Друг Полянский, узнав о том, что Данилов живет не на съемной квартире, а в общежитии, проникся сочувствием и во время каждого телефонного разговора (раз в 1–2 недели) интересовался:
— Тебя еще не достала жизнь в общежитии?
Полянский никогда не жил в общежитиях, и рисовались они ему полными ужасов и дурных запахов. Очереди в душ, в туалет, всеобщая и всепроникающая грязь, ржавые трубы, дающие протечку от малейшего прикосновения, склоки, драки, милицейские рейды, наркоманы, варящие свои зелья в комнатах… Он все никак не мог поверить, что в провинции может найтись пусть в какой-то мере и обшарпанное и обветшавшее, но тем не менее вполне приличное общежитие. И уж тем более не мог поверить, что в общежитии можно уживаться с соседями.
— Игорь, не суди о жизни по фильмам и газетам! — смеялся Данилов. — У нас здесь мир, покой и любовь, полная камасутра добрососедства.

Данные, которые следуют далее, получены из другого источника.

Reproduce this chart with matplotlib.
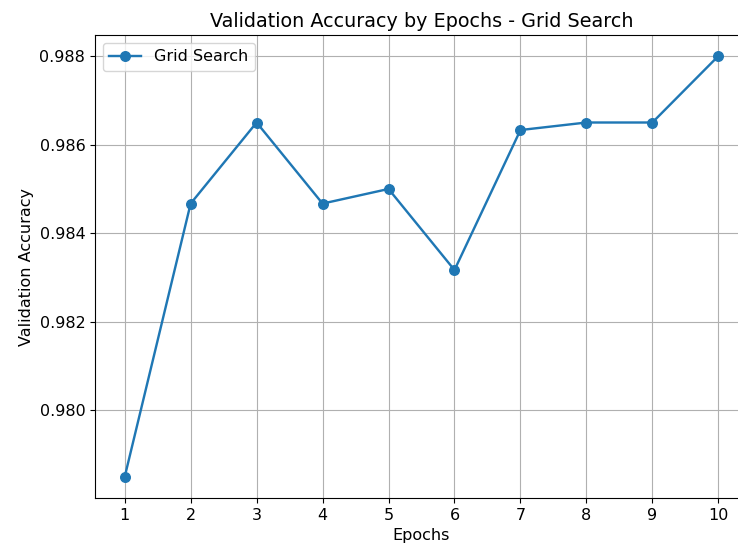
import matplotlib.pyplot as plt

# validation accuracy per epoch
epochs = [1, 2, 3, 4, 5, 6, 7, 8, 9, 10]
val_acc = [0.9785, 0.98467, 0.9865, 0.98467, 0.985, 0.98317, 0.98633, 0.9865, 0.9865, 0.988]

s = 1.15  # scale from default look
fig = plt.figure(figsize=(7.38, 5.5), dpi=100)
ax = fig.add_axes([95/738, 52/550, (748-95)/738, (498-35)/550])

ax.plot(epochs, val_acc, marker='o', label='Grid Search', markersize=6*s, linewidth=1.5*s)
ax.set_title("Validation Accuracy by Epochs - Grid Search", fontsize=12*s)
ax.set_xlabel("Epochs", fontsize=10*s)
ax.set_ylabel("Validation Accuracy", fontsize=10*s)
ax.set_xticks(epochs)
ax.tick_params(labelsize=10*s)
ax.grid(True)
ax.legend(loc='upper left', fontsize=10*s)

fig.savefig("out.png", dpi=100)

Услышав в первый раз выражение «камасутра добрососедства», Полянский оживился (даже по телефону это чувствовалось) и потребовал подробностей. Заодно и пообещал приехать проведать лучшего друга в ближайшие выходные. Данилов объяснил, что имеет в виду исключительно царящее в общежитии миролюбие и ничего более («обломал», короче говоря). Полянский разочарованно протянул «а-а-а, так ты в этом смысле» и больше о приезде не заикался. Друг называется: за сто километров от Москвы только развратом заманить и можно. Впрочем, если уж начистоту, то какой смысл Полянскому приезжать в Монаково? Проще уж Данилову выкроить из своего уплотненного донельзя графика 2–3 дня и поехать на побывку домой, в Москву.